“Die mens ben ik”

Dat de Middellandse Zee al jaren een vluchtroute is zou bekend kunnen zijn. Er zijn van die ongelooflijke foto’s (die helaas niet geënsceneerd zijn) van een dode mens, deken over het lijk en vakantievierende bleke (“witte”, “blanke”) mensen die met een ongemakkelijke blik lijken te doen alsof het bij de strandervaring hoort. Er zijn ook plaatsen op zee waar vissers ontraden wordt hun netten uit te werpen omdat de kans te groot is dat er een mens in terechtkomt. De Spaanse enclaves op de Marokkaanse noordkust, Melilla en Ceúta, worden regelmatig “bestormd” door mensen die de tocht door de woestijn hebben gemaakt en nu op Afrikaanse bodem voor de poort van Europa staan. En de overtocht naar die andere Europese voorpost, met Ceúta de eerste koloniale verovering vanuit Europa op Afrika en daarmee op de wereld die door die kolonisering gekleurd werd, de Canarische Eilanden – een overtocht die gevaarlijker is nog dan over de Middellandse Zee. Het is geen “nieuws” – het is structuur, geen evenement, om het in historische termen uit te drukken.
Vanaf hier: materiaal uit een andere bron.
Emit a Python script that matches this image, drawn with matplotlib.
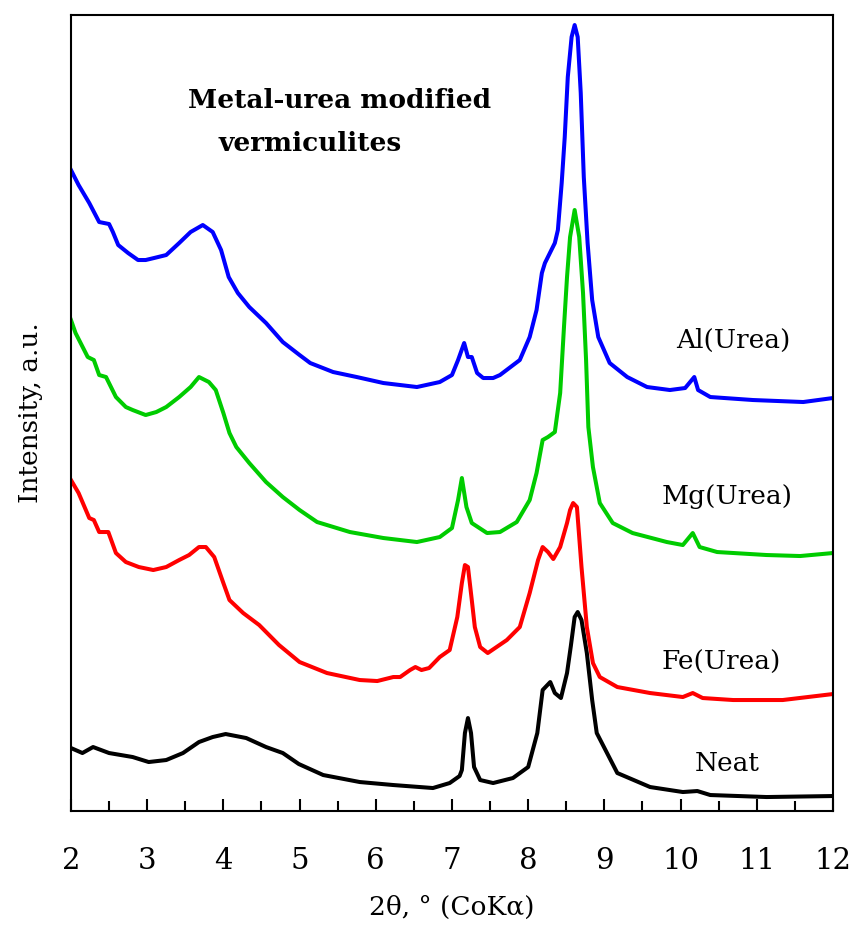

Waarom DE foto de werkelijkheid van die dagelijkse vluchtpogingen nu juist tot noordelijk Europa doet doordringen is een raadsel. Is het omdat het verdronken jongetje net zo goed met een schepje aan de zeekant had kunnen staan, de herkenbaarheid van de plaats en het tegendeel van een dagje naar het strand dat er in tot uiting komt? Want er zijn zoveel en aanzienlijk gruwelijker beelden langsgekomen, die in de Nederlandse opinie-industrie met een toegejuichte kwalificatie “dobbernegers” werden afgedaan. En nog – afgezien van de naam van het jongetje, die verhaspeld wordt, hij heet Alan en dat is niet de gelijkvormige Schotse naam – wordt er campagne gevoerd door degenen die voortgezette koloniale belangen vertegenwoordigen. Het couponnetjesknippersblad Elsevier, ooit toch nog wat beschaafder, voorop.
220px-Starved_girl
De beelden van vluchtelingen op stations en langs de weg in Hongarije roepen ook niet de reactie op die de opiniefabrikanten zouden willen zien. In Hongarije is de beïnvloeding wel heel duidelijk door de overheid gestuurd, en mislukt. Ik denk met ontroering aan de mensen die met kartonnetjes “welkom” (ook in Arabische letters) stonden of zich excuseerden voor het regime met hetzelfde veelzeggende medium, of de velen die aan de kant van de weg met waterflessen en andere benodigdheden klaarstonden (of staan, in beide gevallen). Menselijkheid is er niet zomaar uit te slaan ook al wil de Macht dit graag. Niet bij iedereen in elk geval. Ook niet in Nederland, waar de “professionals” vinden dat ze op de rem moeten gaan staan.

“Gij zijt dat”. Wie is uw naaste? Het zijn niet voor niets de centrale punten van geloof, die eenmaal gegoten in het keurslijf van godsdienst, misbruikt kunnen worden voor liegen en draaien en sjoemelen, iets waar de SGP klein mee zal blijven. Het vergt geen grote woorden. Ik denk terug aan het medeleven dat op gang kwam na de val van het regime in Roemenië, op de grens van 1989 en 1990 en waar Weldenkende Mensen ook al minachtend over deden. En mijn eigen politieke vuurdoop, lang geleden intussen maar niet vergeten: de instorting van Biafra en hoe Opinievormend Nederland er op reageerde (“Zielige negerkindertjes doen het lekker op televisie maar wij weten beter”). Er zijn altijd genoeg mensen die in staat zijn in De Ander zichzelf te herkennen. Geen Orbán, Elsevier of Piet Grijs zal daar iets aan afdoen.